Свой переход к террору народовольцы объясняли сперва как месть против преследований царского правительства, затем как акт обороны, но в действительности террор превратился для народовольцев в единственный метод борьбы с самодержавием. Люди, считавшие крестьянство главной революционной силой в России, на практике не смогли создать никакой массовой революционной организации. Теории народников о «героях» и «толпе», о «критически мыслящих личностях», о том, что массы сами по себе не творят историю, а лишь следуют за героями, соответствовали их практической заговорщической деятельности. Тактика народовольцев отталкивала от них народ.
Эта «теория» и тактика вредили делу революции, отвлекали внимание трудящихся от подлинно революционной борьбы с классом угнетателей. «Народники мешали рабочему классу понять его руководящую роль в революции и задерживали создание самостоятельной партии рабочего класса.
… марксизм в России мог вырасти и окрепнуть лишь в борьбе с народничеством»[10].
Было бы, конечно, неправильно думать, что Гаршин мог c марксистских позиций критически оценивать народничество и народовольчество. Но, как художник-реалист, он сознавал безнадежность борьбы с самодержавием кучки заговорщиков, без поддержки миллионного народа, и осуждал народническую тактику террора. Еще с турецкого фронта он написал матери письмо (из Ковачицы), в котором отрицательно отзывался о террористах.
Через десять дней после взрыва в Зимнем дворце, произведенного Степаном Халтуриным (которого народники заставили прекратить работу по организации революционного рабочего союза и заняться террором), 15 февраля 1888 года последовало правительственное сообщение об учреждении Верховной распорядительной комиссии, во главе с генералом графом Лорис-Меликовым. К Лорис-Меликову переходили в подчинение III отделение и корпус жандармов (а впоследствии и министерство внутренних дел). Тонкий интриган, демагог и ловкий придворный, Лорис-Меликов вскоре стал главным советчиком царя. В обращении к жителям столицы новоявленный диктатор не поскупился на высокопарные фразы, в которых содержались туманные намеки на какие-то «реформы» и даже «конституцию». Это создало ему славу либерального реформатора, начинающего будто бы новую эру правления. В либеральных кругах диктатура Лорис-Меликова получила название «диктатуры сердца».

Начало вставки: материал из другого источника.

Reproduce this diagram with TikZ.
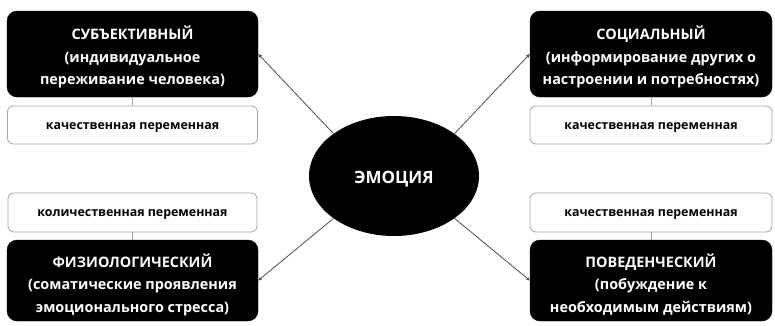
\documentclass[tikz,border=0pt]{standalone}
\usepackage{fontspec}
\setmainfont{Open Sans}[BoldFont={* Bold}]
\usetikzlibrary{arrows.meta,shapes.geometric}
\begin{document}
\begin{tikzpicture}[x=1pt,y=-1pt,
  blackbox/.style={fill=black,draw=black,rounded corners=10pt,inner sep=0pt},
  titletext/.style={text=white,font=\bfseries\fontsize{14.4}{22.5}\selectfont,align=center,inner sep=0pt},
  valbox/.style={fill=white,draw=gray!70,line width=0.8pt,rounded corners=6pt,inner sep=0pt},
  valtext/.style={font=\bfseries\fontsize{12.4}{15}\selectfont,align=center,inner sep=0pt},
  link/.style={draw=gray!70,line width=0.8pt},
  arr/.style={draw=gray!60!black,line width=0.8pt,-{Stealth[length=4pt,width=3.5pt]}}]
\useasboundingbox (0,0) rectangle (775,325);
% boxes
\node[blackbox,minimum width=251pt,minimum height=86pt] (sub) at (132.5,54) {};
\node[valbox,minimum width=250pt,minimum height=38pt] (subv) at (132.5,125) {};
\node[blackbox,minimum width=242pt,minimum height=86pt] (soc) at (651,54) {};
\node[valbox,minimum width=242pt,minimum height=38pt] (socv) at (651,125) {};
\node[valbox,minimum width=249pt,minimum height=39pt] (fizv) at (132.5,212.5) {};
\node[blackbox,minimum width=251pt,minimum height=81pt] (fiz) at (132.5,280.5) {};
\node[valbox,minimum width=242pt,minimum height=39pt] (povv) at (651,212.5) {};
\node[blackbox,minimum width=242pt,minimum height=81pt] (pov) at (651,280.5) {};
\node[ellipse,fill=black,minimum width=170pt,minimum height=120pt,inner sep=0pt] (emo) at (394,176) {};
% texts
\node[titletext] (subt) at ([yshift=-3pt]sub.center) {СУБЪЕКТИВНЫЙ\\(индивидуальное\\переживание человека)};
\node[titletext] (soct) at ([yshift=-3pt]soc.center) {СОЦИАЛЬНЫЙ\\(информирование других о\\настроении и потребностях)};
\node[titletext] (fizt) at ([yshift=-4pt]fiz.center) {ФИЗИОЛОГИЧЕСКИЙ\\(соматические проявления\\эмоционального стресса)};
\node[titletext] (povt) at ([yshift=-4pt]pov.center) {ПОВЕДЕНЧЕСКИЙ\\(побуждение к\\необходимым действиям)};
\node[valtext] (subvt) at ([yshift=-2.5pt]subv.center) {качественная переменная};
\node[valtext] (socvt) at ([yshift=-2.5pt]socv.center) {качественная переменная};
\node[valtext] (fizvt) at ([yshift=-2.5pt]fizv.center) {количественная переменная};
\node[valtext] (povvt) at ([yshift=-2.5pt]povv.center) {качественная переменная};
\node[text=white,font=\bfseries\fontsize{17}{22}\selectfont,inner sep=0pt] (emot) at ([yshift=-3pt]emo.center) {ЭМОЦИЯ};
% connectors
\draw[link] (sub) -- (subv);
\draw[link] (soc) -- (socv);
\draw[link] (fizv) -- (fiz);
\draw[link] (povv) -- (pov);
\draw[arr] (emo.145) -- (sub.east);
\draw[arr] (emo.35) -- (soc.west);
\draw[arr] (emo.215) -- (fiz.east);
\draw[arr] (emo.325) -- (pov.west);
\end{tikzpicture}
\end{document}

Заигрывая с верхушкой буржуазии, Лорис-Меликов одновременно начал еще более жестоко и беспощадно, чем его предшественники, преследовать революционеров.
Гаршин был в числе тех, которые поверили, что приход Лорис-Меликова к власти знаменует новую эру справедливости и примирения.

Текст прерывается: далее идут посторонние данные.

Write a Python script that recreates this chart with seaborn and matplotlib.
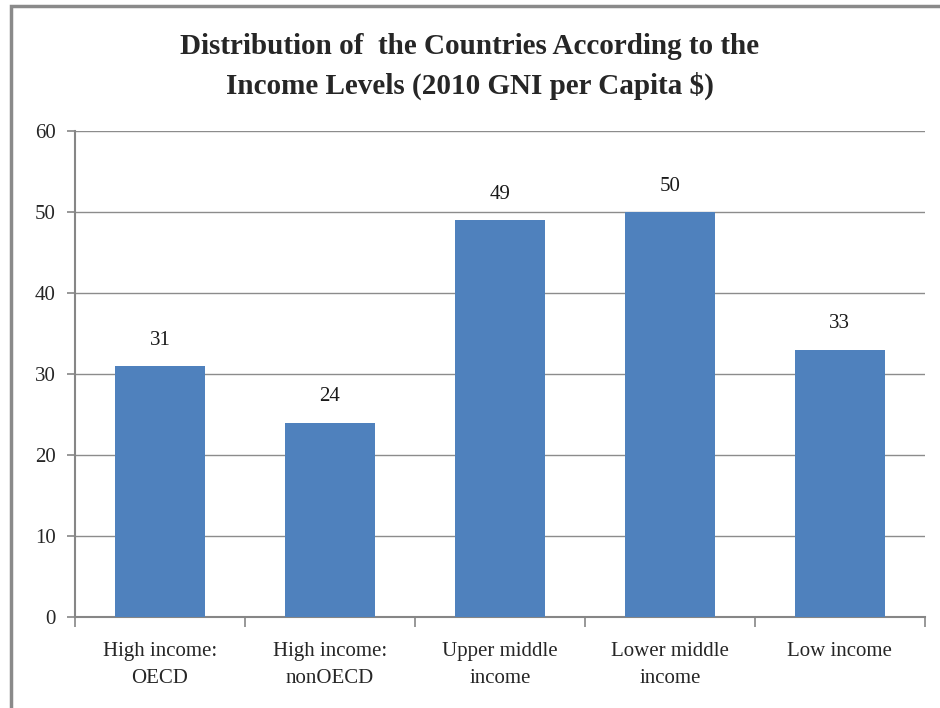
import matplotlib
matplotlib.use('Agg')
import matplotlib.pyplot as plt
import seaborn as sns
import pandas as pd
from matplotlib.patches import Rectangle
from matplotlib.ticker import FixedLocator

# data
categories = ['High income:\nOECD', 'High income:\nnonOECD', 'Upper middle\nincome',
              'Lower middle\nincome', 'Low income']
counts = [31, 24, 49, 50, 33]

df = pd.DataFrame({'category': categories, 'count': counts})

sns.set_style('white')
plt.rcParams['font.family'] = ['Liberation Serif', 'DejaVu Serif']

fig = plt.figure(figsize=(9.4, 7.08), dpi=100)
ax = fig.add_axes([0.0798, 0.1285, 0.904, 0.6865])

sns.barplot(x='category', y='count', data=df, color='#4F81BD', saturation=1,
            width=0.53, ax=ax, zorder=3, linewidth=0)

for i, v in enumerate(counts):
    ax.text(i, v + 2, str(v), ha='center', va='bottom', fontsize=15, color='#1a1a1a')

ax.set_ylim(0, 60)
ax.set_xlim(-0.5, 4.5)
ax.set_yticks(range(0, 61, 10))
ax.yaxis.grid(True, color='#8c8c8c', linewidth=1, zorder=0)
ax.set_xlabel('')
ax.set_ylabel('')

grey = '#868686'
for s in ['top', 'right']:
    ax.spines[s].set_visible(False)
for s in ['left', 'bottom']:
    ax.spines[s].set_color(grey)
    ax.spines[s].set_linewidth(1.5)

ax.tick_params(axis='y', which='major', length=6, width=1.2, color=grey,
               labelsize=15, pad=8, left=True)
ax.tick_params(axis='x', which='major', length=0, labelsize=15, pad=18)
ax.xaxis.set_minor_locator(FixedLocator([-0.5, 0.5, 1.5, 2.5, 3.5, 4.5]))
ax.tick_params(axis='x', which='minor', length=7, width=1.2, color=grey, bottom=True)
for lab in ax.get_xticklabels():
    lab.set_linespacing(1.6)

fig.suptitle('Distribution of  the Countries According to the\nIncome Levels (2010 GNI per Capita $)',
             y=0.906, va='center', fontsize=21, fontweight='bold', linespacing=1.5)

# chart area border (cropped at right and bottom)
fig.patches.append(Rectangle((0.012, -0.1), 1.2, 1.092, transform=fig.transFigure,
                             fill=False, edgecolor='#8a8a8a', linewidth=2.5))

fig.savefig('out.png', dpi=100)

Через семь дней после назначения Лорис-Меликова в него стрелял террорист Млодецкий. Пуля не попала в цель, граф остался в живых, а Млодецкий был схвачен и на следующий день приговорен военным судом к смертной казни через повешение.
Выстрел Млодецкого произвел на Гаршина страшное впечатление. Взволнованно шагал Гаршин по комнате и горячо доказывал своему другу, художнику Малышеву, что террор живет уже инерцией, что он из средства превращается в цель, что терроризм кровавая ошибка. Но вместе с тем им овладела беспредельная жалость к человеку, которого ждет теперь смерть от руки царского палача.
Весь день Гаршин судорожно обращался то к одному, то к другому знакомому с вопросом: «Что будет с Млодецким? Неужели повесят?» Но в ответ все пожимали плечами и, как о чем-то само собой подразумевающемся, равнодушно говорили: «Hу, конечно, повесят!»
Гаршин страдал, как никогда.
«Жить, есть, спать, ходить с мыслью, что вот рядом готовится петля, он не мог», вспоминает Малышев.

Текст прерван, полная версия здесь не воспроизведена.